## WHAT TO DO
Set the listing down again in full, word for word, with the pictures left out.

## DATA SEGMENT

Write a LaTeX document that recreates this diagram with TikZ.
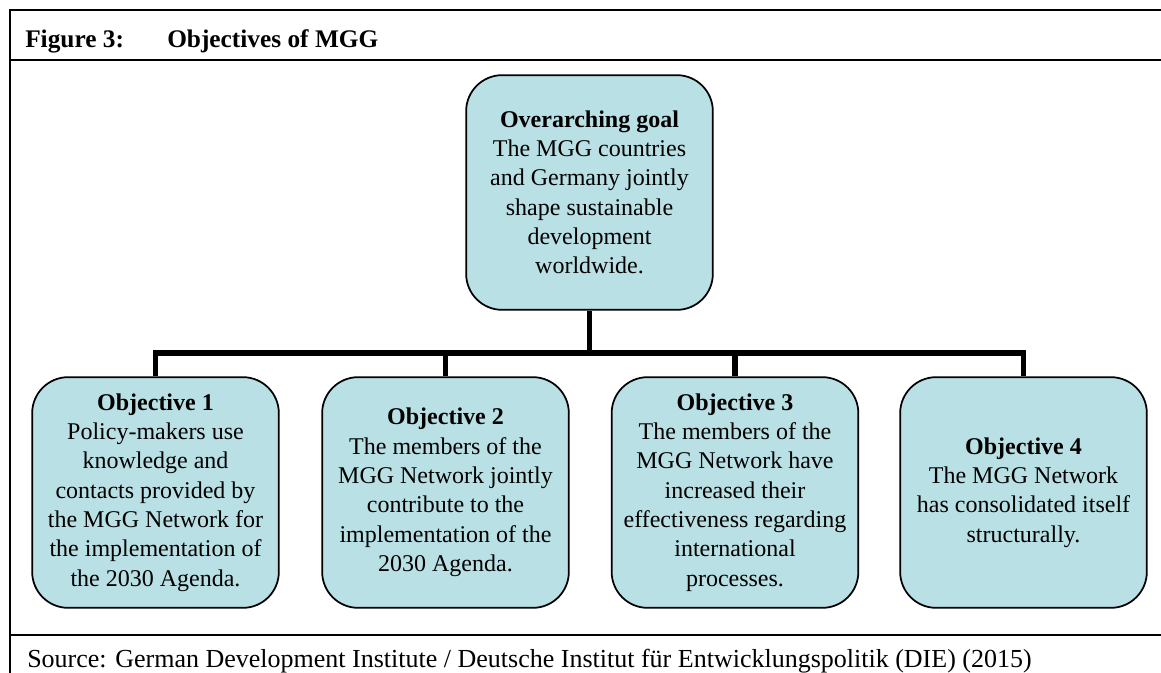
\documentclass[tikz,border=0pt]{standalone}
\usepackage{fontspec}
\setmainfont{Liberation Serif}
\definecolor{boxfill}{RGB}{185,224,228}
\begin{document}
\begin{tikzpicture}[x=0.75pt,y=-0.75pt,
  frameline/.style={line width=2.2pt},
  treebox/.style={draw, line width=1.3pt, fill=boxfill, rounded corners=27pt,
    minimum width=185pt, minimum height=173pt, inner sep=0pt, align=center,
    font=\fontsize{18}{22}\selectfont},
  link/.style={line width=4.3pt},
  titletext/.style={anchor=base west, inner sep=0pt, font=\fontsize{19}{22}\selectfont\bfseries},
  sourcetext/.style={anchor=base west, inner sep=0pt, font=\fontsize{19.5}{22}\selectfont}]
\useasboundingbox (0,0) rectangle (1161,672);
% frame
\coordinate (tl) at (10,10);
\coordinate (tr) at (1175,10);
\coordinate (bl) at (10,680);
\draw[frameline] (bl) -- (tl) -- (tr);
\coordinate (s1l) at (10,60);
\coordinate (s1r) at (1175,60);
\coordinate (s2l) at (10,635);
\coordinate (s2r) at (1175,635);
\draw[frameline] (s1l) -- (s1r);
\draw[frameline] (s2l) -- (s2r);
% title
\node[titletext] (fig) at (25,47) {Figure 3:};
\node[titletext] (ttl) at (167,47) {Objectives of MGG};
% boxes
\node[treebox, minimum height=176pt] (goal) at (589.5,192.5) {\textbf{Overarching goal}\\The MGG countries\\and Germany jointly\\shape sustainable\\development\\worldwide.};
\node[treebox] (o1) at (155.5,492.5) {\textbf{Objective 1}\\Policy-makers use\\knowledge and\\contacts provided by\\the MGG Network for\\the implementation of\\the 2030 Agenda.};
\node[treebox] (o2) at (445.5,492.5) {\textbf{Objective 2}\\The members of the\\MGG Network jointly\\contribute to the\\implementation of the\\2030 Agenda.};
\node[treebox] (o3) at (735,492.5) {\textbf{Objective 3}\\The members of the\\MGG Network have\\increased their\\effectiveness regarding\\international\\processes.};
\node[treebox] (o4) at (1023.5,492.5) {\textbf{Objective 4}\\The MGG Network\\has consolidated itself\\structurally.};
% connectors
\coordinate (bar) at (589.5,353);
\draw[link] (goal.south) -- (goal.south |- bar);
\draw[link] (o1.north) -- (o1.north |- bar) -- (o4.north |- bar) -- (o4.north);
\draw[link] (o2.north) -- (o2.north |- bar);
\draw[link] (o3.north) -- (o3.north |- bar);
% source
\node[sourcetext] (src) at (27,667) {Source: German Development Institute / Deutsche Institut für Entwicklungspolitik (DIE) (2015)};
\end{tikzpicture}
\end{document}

## WRITTEN ANSWER
Write a LaTeX document that recreates this diagram with TikZ.
\documentclass[tikz,border=0pt]{standalone}
\usepackage{fontspec}
\setmainfont{Liberation Serif}
\definecolor{boxfill}{RGB}{185,224,228}
\begin{document}
\begin{tikzpicture}[x=0.75pt,y=-0.75pt,
  frameline/.style={line width=2.2pt},
  treebox/.style={draw, line width=1.3pt, fill=boxfill, rounded corners=27pt,
    minimum width=185pt, minimum height=173pt, inner sep=0pt, align=center,
    font=\fontsize{18}{22}\selectfont},
  link/.style={line width=4.3pt},
  titletext/.style={anchor=base west, inner sep=0pt, font=\fontsize{19}{22}\selectfont\bfseries},
  sourcetext/.style={anchor=base west, inner sep=0pt, font=\fontsize{19.5}{22}\selectfont}]
\useasboundingbox (0,0) rectangle (1161,672);
% frame
\coordinate (tl) at (10,10);
\coordinate (tr) at (1175,10);
\coordinate (bl) at (10,680);
\draw[frameline] (bl) -- (tl) -- (tr);
\coordinate (s1l) at (10,60);
\coordinate (s1r) at (1175,60);
\coordinate (s2l) at (10,635);
\coordinate (s2r) at (1175,635);
\draw[frameline] (s1l) -- (s1r);
\draw[frameline] (s2l) -- (s2r);
% title
\node[titletext] (fig) at (25,47) {Figure 3:};
\node[titletext] (ttl) at (167,47) {Objectives of MGG};
% boxes
\node[treebox, minimum height=176pt] (goal) at (589.5,192.5) {\textbf{Overarching goal}\\The MGG countries\\and Germany jointly\\shape sustainable\\development\\worldwide.};
\node[treebox] (o1) at (155.5,492.5) {\textbf{Objective 1}\\Policy-makers use\\knowledge and\\contacts provided by\\the MGG Network for\\the implementation of\\the 2030 Agenda.};
\node[treebox] (o2) at (445.5,492.5) {\textbf{Objective 2}\\The members of the\\MGG Network jointly\\contribute to the\\implementation of the\\2030 Agenda.};
\node[treebox] (o3) at (735,492.5) {\textbf{Objective 3}\\The members of the\\MGG Network have\\increased their\\effectiveness regarding\\international\\processes.};
\node[treebox] (o4) at (1023.5,492.5) {\textbf{Objective 4}\\The MGG Network\\has consolidated itself\\structurally.};
% connectors
\coordinate (bar) at (589.5,353);
\draw[link] (goal.south) -- (goal.south |- bar);
\draw[link] (o1.north) -- (o1.north |- bar) -- (o4.north |- bar) -- (o4.north);
\draw[link] (o2.north) -- (o2.north |- bar);
\draw[link] (o3.north) -- (o3.north |- bar);
% source
\node[sourcetext] (src) at (27,667) {Source: German Development Institute / Deutsche Institut für Entwicklungspolitik (DIE) (2015)};
\end{tikzpicture}
\end{document}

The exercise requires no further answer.